#### Data provided
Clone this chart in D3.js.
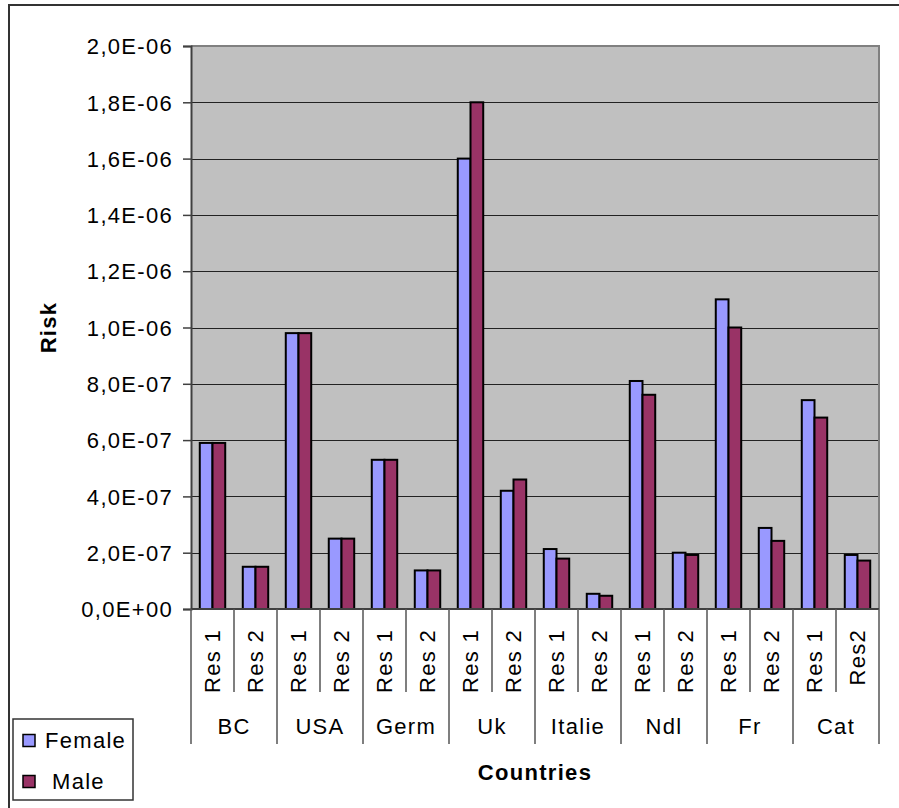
<!DOCTYPE html>
<html>
<head>
<meta charset="utf-8">
<script src="https://cdn.jsdelivr.net/npm/d3@7"></script>
<style>
  html, body { margin: 0; padding: 0; background: #fff; }
  svg { display: block; }
  text { font-family: "Liberation Sans", Arial, sans-serif; fill: #000; }
</style>
</head>
<body>
<svg id="chart" width="899" height="808"></svg>
<script>
// Risk per country and result set, split by sex
const countries = ["BC", "USA", "Germ", "Uk", "Italie", "Ndl", "Fr", "Cat"];
const resLabels = ["Res 1", "Res 2", "Res 1", "Res 2", "Res 1", "Res 2", "Res 1", "Res 2",
                   "Res 1", "Res 2", "Res 1", "Res 2", "Res 1", "Res 2", "Res 1", "Res2"];
const female = [5.9e-7, 1.5e-7, 9.8e-7, 2.5e-7, 5.3e-7, 1.37e-7, 1.6e-6, 4.2e-7,
                2.13e-7, 5.4e-8, 8.1e-7, 2.0e-7, 1.1e-6, 2.88e-7, 7.42e-7, 1.92e-7];
const male   = [5.9e-7, 1.5e-7, 9.8e-7, 2.5e-7, 5.3e-7, 1.37e-7, 1.8e-6, 4.6e-7,
                1.79e-7, 4.7e-8, 7.61e-7, 1.92e-7, 1.0e-6, 2.42e-7, 6.8e-7, 1.72e-7];
const seriesNames = ["Female", "Male"];
const seriesColors = ["#9999FF", "#993366"];
const yTickValues = [0, 2e-7, 4e-7, 6e-7, 8e-7, 1e-6, 1.2e-6, 1.4e-6, 1.6e-6, 1.8e-6, 2e-6];

// Excel-style scientific labels: 2,0E-06
function sci(v) {
  if (v === 0) return "0,0E+00";
  const [m, e] = v.toExponential(1).split("e");
  const n = +e;
  return m.replace(".", ",") + "E" + (n < 0 ? "-" : "+") + String(Math.abs(n)).padStart(2, "0");
}

const svg = d3.select("#chart");
const plotLeft = 191, plotRight = 879, plotTop = 46, plotBottom = 609;
const LS = "1.3px";

// outer chart frame
svg.append("rect").attr("x", 9).attr("y", 5).attr("width", 920).attr("height", 840)
  .attr("fill", "#fff").attr("stroke", "#333").attr("stroke-width", 2);

const slotKeys = d3.range(female.length);
const x = d3.scaleBand().domain(slotKeys).range([plotLeft, plotRight]).padding(0);
const xs = d3.scaleBand().domain(seriesNames).range([0, x.bandwidth()])
  .paddingInner(0).paddingOuter(0.69);
const y = d3.scaleLinear().domain([0, 2e-6]).range([plotBottom, plotTop]);

// plot background
svg.append("rect").attr("x", plotLeft).attr("y", plotTop)
  .attr("width", plotRight - plotLeft).attr("height", plotBottom - plotTop).attr("fill", "#C0C0C0");

// gridlines
svg.append("g")
  .selectAll("line")
  .data(yTickValues.filter(v => v > 0 && v < 2e-6))
  .join("line")
  .attr("x1", plotLeft).attr("x2", plotRight)
  .attr("y1", d => Math.round(y(d)) + 0.5).attr("y2", d => Math.round(y(d)) + 0.5)
  .attr("stroke", "#222").attr("stroke-width", 1);

// plot border (top / right)
svg.append("path")
  .attr("d", `M${plotLeft},${plotTop}H${plotRight}V${plotBottom}`)
  .attr("fill", "none").attr("stroke", "#808080").attr("stroke-width", 2);

// bars
const rows = slotKeys.map(i => ({ i, values: [female[i], male[i]] }));
const groups = svg.append("g").selectAll("g").data(rows).join("g")
  .attr("transform", d => `translate(${x(d.i)},0)`);
groups.selectAll("rect")
  .data(d => d.values.map((v, k) => ({ k, v })))
  .join("rect")
  .attr("x", d => xs(seriesNames[d.k]))
  .attr("width", xs.bandwidth())
  .attr("y", d => y(d.v))
  .attr("height", d => plotBottom - y(d.v))
  .attr("fill", d => seriesColors[d.k])
  .attr("stroke", "#000").attr("stroke-width", 2);

// y axis
const yAxis = svg.append("g").attr("transform", `translate(${plotLeft},0)`)
  .call(d3.axisLeft(y).tickValues(yTickValues).tickFormat(sci).tickSize(8).tickPadding(10));
yAxis.select(".domain").attr("stroke", "#404040").attr("stroke-width", 2);
yAxis.selectAll(".tick line").attr("stroke", "#404040").attr("stroke-width", 1.5);
yAxis.selectAll(".tick text")
  .attr("font-size", 22).attr("letter-spacing", LS)
  .attr("font-family", "Liberation Sans, Arial, sans-serif").attr("fill", "#000")
  .attr("dy", "0.35em");

// x axis baseline
svg.append("line").attr("x1", plotLeft).attr("x2", plotRight)
  .attr("y1", plotBottom).attr("y2", plotBottom).attr("stroke", "#404040").attr("stroke-width", 2);

// category separators: short between result sets, long between countries
const bounds = d3.range(female.length + 1);
svg.append("g").selectAll("line").data(bounds).join("line")
  .attr("x1", i => (i < female.length ? x(i) : plotRight))
  .attr("x2", i => (i < female.length ? x(i) : plotRight))
  .attr("y1", plotBottom)
  .attr("y2", i => (i % 2 === 0 ? 744 : 692))
  .attr("stroke", "#555").attr("stroke-width", 1.5);

// result-set labels (rotated)
svg.append("g").selectAll("text").data(slotKeys).join("text")
  .attr("transform", i => `translate(${x(i) + x.bandwidth() / 2},629) rotate(-90)`)
  .attr("text-anchor", "end").attr("dy", "0.35em")
  .attr("font-size", 22).attr("letter-spacing", LS)
  .text(i => resLabels[i]);

// country labels
svg.append("g").selectAll("text").data(countries).join("text")
  .attr("x", (c, g) => x(2 * g) + x.bandwidth())
  .attr("y", 726).attr("dy", "0.35em")
  .attr("text-anchor", "middle")
  .attr("font-size", 22).attr("letter-spacing", LS)
  .text(c => c);

// axis titles
svg.append("text").attr("x", (plotLeft + plotRight) / 2).attr("y", 772).attr("dy", "0.35em")
  .attr("text-anchor", "middle").attr("font-size", 22).attr("font-weight", "bold")
  .attr("letter-spacing", LS).text("Countries");
svg.append("text").attr("transform", `translate(48,${(plotTop + plotBottom) / 2}) rotate(-90)`)
  .attr("text-anchor", "middle").attr("dy", "0.35em").attr("font-size", 22)
  .attr("font-weight", "bold").attr("letter-spacing", LS).text("Risk");

// legend
const legend = svg.append("g");
legend.append("rect").attr("x", 13).attr("y", 719).attr("width", 120).attr("height", 81)
  .attr("fill", "#fff").attr("stroke", "#333").attr("stroke-width", 1.5);
const legendY = [741, 782];
const legendTextX = [45, 52];
seriesNames.forEach((name, k) => {
  legend.append("rect").attr("x", 23).attr("y", legendY[k] - 6.5)
    .attr("width", 12).attr("height", 12)
    .attr("fill", seriesColors[k]).attr("stroke", "#000").attr("stroke-width", 1.5);
  legend.append("text").attr("x", legendTextX[k]).attr("y", legendY[k] - 1).attr("dy", "0.35em")
    .attr("font-size", 22).attr("letter-spacing", LS).text(name);
});
</script>
</body>
</html>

#### Job
Would you set down the listing exactly, omitting pictures?

#### Final answer
Clone this chart in D3.js.
<!DOCTYPE html>
<html>
<head>
<meta charset="utf-8">
<script src="https://cdn.jsdelivr.net/npm/d3@7"></script>
<style>
  html, body { margin: 0; padding: 0; background: #fff; }
  svg { display: block; }
  text { font-family: "Liberation Sans", Arial, sans-serif; fill: #000; }
</style>
</head>
<body>
<svg id="chart" width="899" height="808"></svg>
<script>
// Risk per country and result set, split by sex
const countries = ["BC", "USA", "Germ", "Uk", "Italie", "Ndl", "Fr", "Cat"];
const resLabels = ["Res 1", "Res 2", "Res 1", "Res 2", "Res 1", "Res 2", "Res 1", "Res 2",
                   "Res 1", "Res 2", "Res 1", "Res 2", "Res 1", "Res 2", "Res 1", "Res2"];
const female = [5.9e-7, 1.5e-7, 9.8e-7, 2.5e-7, 5.3e-7, 1.37e-7, 1.6e-6, 4.2e-7,
                2.13e-7, 5.4e-8, 8.1e-7, 2.0e-7, 1.1e-6, 2.88e-7, 7.42e-7, 1.92e-7];
const male   = [5.9e-7, 1.5e-7, 9.8e-7, 2.5e-7, 5.3e-7, 1.37e-7, 1.8e-6, 4.6e-7,
                1.79e-7, 4.7e-8, 7.61e-7, 1.92e-7, 1.0e-6, 2.42e-7, 6.8e-7, 1.72e-7];
const seriesNames = ["Female", "Male"];
const seriesColors = ["#9999FF", "#993366"];
const yTickValues = [0, 2e-7, 4e-7, 6e-7, 8e-7, 1e-6, 1.2e-6, 1.4e-6, 1.6e-6, 1.8e-6, 2e-6];

// Excel-style scientific labels: 2,0E-06
function sci(v) {
  if (v === 0) return "0,0E+00";
  const [m, e] = v.toExponential(1).split("e");
  const n = +e;
  return m.replace(".", ",") + "E" + (n < 0 ? "-" : "+") + String(Math.abs(n)).padStart(2, "0");
}

const svg = d3.select("#chart");
const plotLeft = 191, plotRight = 879, plotTop = 46, plotBottom = 609;
const LS = "1.3px";

// outer chart frame
svg.append("rect").attr("x", 9).attr("y", 5).attr("width", 920).attr("height", 840)
  .attr("fill", "#fff").attr("stroke", "#333").attr("stroke-width", 2);

const slotKeys = d3.range(female.length);
const x = d3.scaleBand().domain(slotKeys).range([plotLeft, plotRight]).padding(0);
const xs = d3.scaleBand().domain(seriesNames).range([0, x.bandwidth()])
  .paddingInner(0).paddingOuter(0.69);
const y = d3.scaleLinear().domain([0, 2e-6]).range([plotBottom, plotTop]);

// plot background
svg.append("rect").attr("x", plotLeft).attr("y", plotTop)
  .attr("width", plotRight - plotLeft).attr("height", plotBottom - plotTop).attr("fill", "#C0C0C0");

// gridlines
svg.append("g")
  .selectAll("line")
  .data(yTickValues.filter(v => v > 0 && v < 2e-6))
  .join("line")
  .attr("x1", plotLeft).attr("x2", plotRight)
  .attr("y1", d => Math.round(y(d)) + 0.5).attr("y2", d => Math.round(y(d)) + 0.5)
  .attr("stroke", "#222").attr("stroke-width", 1);

// plot border (top / right)
svg.append("path")
  .attr("d", `M${plotLeft},${plotTop}H${plotRight}V${plotBottom}`)
  .attr("fill", "none").attr("stroke", "#808080").attr("stroke-width", 2);

// bars
const rows = slotKeys.map(i => ({ i, values: [female[i], male[i]] }));
const groups = svg.append("g").selectAll("g").data(rows).join("g")
  .attr("transform", d => `translate(${x(d.i)},0)`);
groups.selectAll("rect")
  .data(d => d.values.map((v, k) => ({ k, v })))
  .join("rect")
  .attr("x", d => xs(seriesNames[d.k]))
  .attr("width", xs.bandwidth())
  .attr("y", d => y(d.v))
  .attr("height", d => plotBottom - y(d.v))
  .attr("fill", d => seriesColors[d.k])
  .attr("stroke", "#000").attr("stroke-width", 2);

// y axis
const yAxis = svg.append("g").attr("transform", `translate(${plotLeft},0)`)
  .call(d3.axisLeft(y).tickValues(yTickValues).tickFormat(sci).tickSize(8).tickPadding(10));
yAxis.select(".domain").attr("stroke", "#404040").attr("stroke-width", 2);
yAxis.selectAll(".tick line").attr("stroke", "#404040").attr("stroke-width", 1.5);
yAxis.selectAll(".tick text")
  .attr("font-size", 22).attr("letter-spacing", LS)
  .attr("font-family", "Liberation Sans, Arial, sans-serif").attr("fill", "#000")
  .attr("dy", "0.35em");

// x axis baseline
svg.append("line").attr("x1", plotLeft).attr("x2", plotRight)
  .attr("y1", plotBottom).attr("y2", plotBottom).attr("stroke", "#404040").attr("stroke-width", 2);

// category separators: short between result sets, long between countries
const bounds = d3.range(female.length + 1);
svg.append("g").selectAll("line").data(bounds).join("line")
  .attr("x1", i => (i < female.length ? x(i) : plotRight))
  .attr("x2", i => (i < female.length ? x(i) : plotRight))
  .attr("y1", plotBottom)
  .attr("y2", i => (i % 2 === 0 ? 744 : 692))
  .attr("stroke", "#555").attr("stroke-width", 1.5);

// result-set labels (rotated)
svg.append("g").selectAll("text").data(slotKeys).join("text")
  .attr("transform", i => `translate(${x(i) + x.bandwidth() / 2},629) rotate(-90)`)
  .attr("text-anchor", "end").attr("dy", "0.35em")
  .attr("font-size", 22).attr("letter-spacing", LS)
  .text(i => resLabels[i]);

// country labels
svg.append("g").selectAll("text").data(countries).join("text")
  .attr("x", (c, g) => x(2 * g) + x.bandwidth())
  .attr("y", 726).attr("dy", "0.35em")
  .attr("text-anchor", "middle")
  .attr("font-size", 22).attr("letter-spacing", LS)
  .text(c => c);

// axis titles
svg.append("text").attr("x", (plotLeft + plotRight) / 2).attr("y", 772).attr("dy", "0.35em")
  .attr("text-anchor", "middle").attr("font-size", 22).attr("font-weight", "bold")
  .attr("letter-spacing", LS).text("Countries");
svg.append("text").attr("transform", `translate(48,${(plotTop + plotBottom) / 2}) rotate(-90)`)
  .attr("text-anchor", "middle").attr("dy", "0.35em").attr("font-size", 22)
  .attr("font-weight", "bold").attr("letter-spacing", LS).text("Risk");

// legend
const legend = svg.append("g");
legend.append("rect").attr("x", 13).attr("y", 719).attr("width", 120).attr("height", 81)
  .attr("fill", "#fff").attr("stroke", "#333").attr("stroke-width", 1.5);
const legendY = [741, 782];
const legendTextX = [45, 52];
seriesNames.forEach((name, k) => {
  legend.append("rect").attr("x", 23).attr("y", legendY[k] - 6.5)
    .attr("width", 12).attr("height", 12)
    .attr("fill", seriesColors[k]).attr("stroke", "#000").attr("stroke-width", 1.5);
  legend.append("text").attr("x", legendTextX[k]).attr("y", legendY[k] - 1).attr("dy", "0.35em")
    .attr("font-size", 22).attr("letter-spacing", LS).text(name);
});
</script>
</body>
</html>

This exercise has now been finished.